After a lot of messing around today I curiously observed that $a^2+b^2$ is only divisible by 3 when both $a$ and $b$ contain factors of 3. I am trying to prove it without using modular arithmetic (because that would be way too easy), but finding it very difficult to do so. Is there an easy way to prove this without using modular arithmetic?
I am also interested in a more general statement. Namely, I want to find the values of $Z$ for which $Z \mid \left( a^2+b^2 \right)$ necessarily implies that $Z \mid \gcd \left( a,b\right)$. We know that $Z$ cannot be 5, because $3^2+4^2=5^2$. More generally, if $Z$ is the largest element of a pythagorean triple then the above implication does not hold.
Hint Compute $a^2+b^2$ modulo $3$ when $a,b$ vary through $0,1,2$. In fact, it suffices you look only at $(1,2),(1,1),(1,0)$, by symmetry.
If I recall correctly: let $p$ be an odd prime.

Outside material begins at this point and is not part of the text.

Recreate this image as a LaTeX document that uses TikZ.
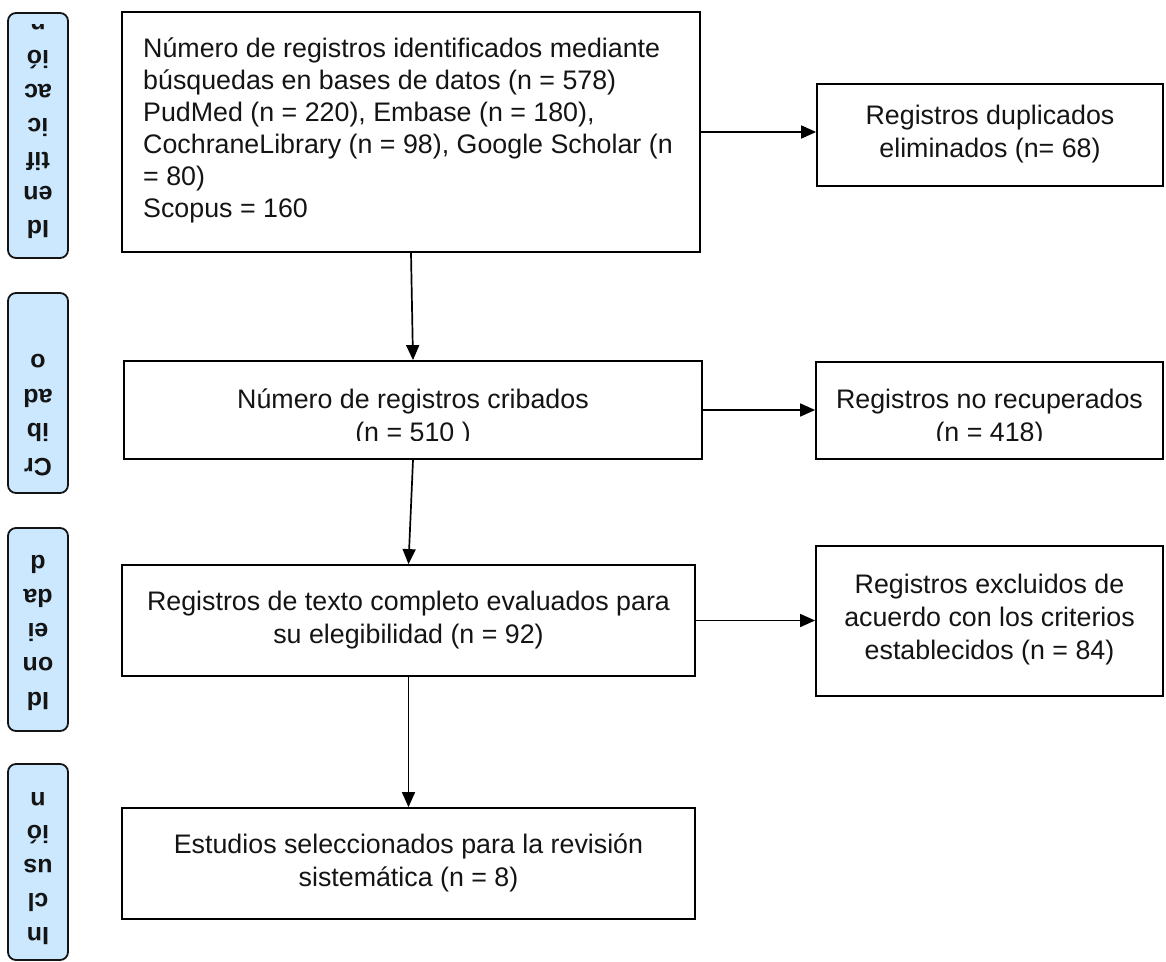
\documentclass[tikz,border=0pt]{standalone}
\usepackage{fontspec}
\setmainfont{Liberation Sans}
\usetikzlibrary{arrows.meta}
\definecolor{sidefill}{RGB}{204,232,255}
\definecolor{ink}{RGB}{20,20,20}
\newcommand{\boxfnt}[1]{\fontsize{26.8}{#1}\selectfont}
\newcommand{\sidelbl}[1]{\fontsize{25}{#1}\selectfont\bfseries}
\newcommand{\mlines}[2]{\begin{tabular}[t]{@{}#1@{}}#2\end{tabular}}
\tikzset{
  stage/.style={draw=black, line width=1.8pt, inner sep=0pt, rectangle},
  sidebox/.style={draw=ink, fill=sidefill, line width=1.8pt, rounded corners=8pt,
    inner sep=0pt, minimum width=60pt},
  txt/.style={inner sep=0pt, text=ink},
  arr/.style={draw=black, line width=1.7pt, -{Triangle[length=15pt,width=13pt]}}
}
\begin{document}
\begin{tikzpicture}[x=1pt,y=-1pt]
\useasboundingbox (0,0) rectangle (1166,961);

% side stage labels
\node[sidebox, minimum height=245pt] (S1) at (38,135.5) {};
\node[sidebox, minimum height=200pt] (S2) at (38,393) {};
\node[sidebox, minimum height=203pt] (S3) at (38,629.5) {};
\node[sidebox, minimum height=196pt] (S4) at (38,862) {};
\begin{scope}
  \clip (9,24) rectangle (67,257);
  \node[txt, font=\sidelbl{34}, anchor=base, rotate=180] (L1) at (38,220)
    {\mlines{c}{Id\\en\\tif\\ic\\ac\\ió\\n}};
\end{scope}
\node[txt, font=\sidelbl{34.5}, anchor=base, rotate=180] (L2) at (38,458)
  {\mlines{c}{Cr\\ib\\ad\\o}};
\node[txt, font=\sidelbl{34.25}, anchor=base, rotate=180] (L3) at (38,692)
  {\mlines{c}{Id\\on\\ei\\da\\d}};
\node[txt, font=\sidelbl{33.75}, anchor=base, rotate=180] (L4) at (38,927)
  {\mlines{c}{In\\cl\\us\\ió\\n}};

% stage boxes
\node[stage, minimum width=578pt, minimum height=240pt] (A) at (411,132) {};
\node[stage, minimum width=346pt, minimum height=102pt] (B) at (990,135) {};
\node[stage, minimum width=578pt, minimum height=98pt] (C) at (413,410) {};
\node[stage, minimum width=347pt, minimum height=97pt] (D) at (989.5,410.5) {};
\node[stage, minimum width=573pt, minimum height=111pt] (E) at (408.5,620.5) {};
\node[stage, minimum width=347pt, minimum height=150pt] (F) at (989.5,621) {};
\node[stage, minimum width=573pt, minimum height=111pt] (G) at (408.5,863.5) {};

% texts
\node[txt, font=\boxfnt{32}, anchor=base west] (At) at (143,57)
  {\mlines{l}{Número de registros identificados mediante\\
  búsquedas en bases de datos (n = 578)\\
  PudMed (n = 220), Embase (n = 180),\\
  CochraneLibrary (n = 98), Google Scholar (n\\
  = 80)\\
  Scopus = 160}};
\node[txt, font=\boxfnt{33}, anchor=base] (Bt) at (990,124)
  {\mlines{c}{Registros duplicados\\eliminados (n= 68)}};
\begin{scope}
  \clip (125,362) rectangle (701,440);
  \node[txt, font=\boxfnt{33}, anchor=base] (Ct) at (413,408)
    {\mlines{c}{Número de registros cribados\\(n = 510 )}};
\end{scope}
\begin{scope}
  \clip (817,362) rectangle (1162,440);
  \node[txt, font=\boxfnt{33}, anchor=base] (Dt) at (989.5,408)
    {\mlines{c}{Registros no recuperados\\(n = 418)}};
\end{scope}
\node[txt, font=\boxfnt{33}, anchor=base] (Et) at (408.5,610)
  {\mlines{c}{Registros de texto completo evaluados para\\su elegibilidad (n = 92)}};
\node[txt, font=\boxfnt{33}, anchor=base] (Ft) at (989.5,593)
  {\mlines{c}{Registros excluidos de\\acuerdo con los criterios\\establecidos (n = 84)}};
\node[txt, font=\boxfnt{33}, anchor=base] (Gt) at (408.5,853)
  {\mlines{c}{Estudios seleccionados para la revisión\\sistemática (n = 8)}};

% connectors
\draw[arr] (A.east) -- (A.east -| B.west);
\draw[arr] (A.south) -- (C.north);
\draw[arr] (C.east) -- (C.east -| D.west);
\draw[arr] (C.south) -- (E.north);
\draw[arr] (E.east) -- (E.east -| F.west);
\draw[arr] (E.south) -- (G.north);
\end{tikzpicture}
\end{document}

Consider the expression $$f(x,y)=Ax^2+Bxy+Cy^2$$ where $A,B,C$ are integers. Let $\Delta=B^2-4AC$, and suppose $\left(\dfrac{\Delta}{p}\right)=-1$. Then $f(x,y)=0\mod p$ implies $x=y=0\mod p$.
P First, $A=0$ or $C=0$ means $\Delta$ is a q.r. modulo $p$; so $A,C\neq 0$. As $p$ is an odd prime, and $p\not\mid A$, $f(x,y)=0\iff 4Af(x,y)=0$, thus $$(2Ax+By)^2-\Delta y^2=0$$ If $y\neq 0$ then we would get $$\left(\frac{2Ax}y+B\right)^2=\Delta\mod p$$ which is impossible. But then $y=0$ gives $x=0$.
In your case, $\Delta=-4\equiv 2$, so the theorem holds since $\mod 3$ every nonzero is $=1$ upon squaring.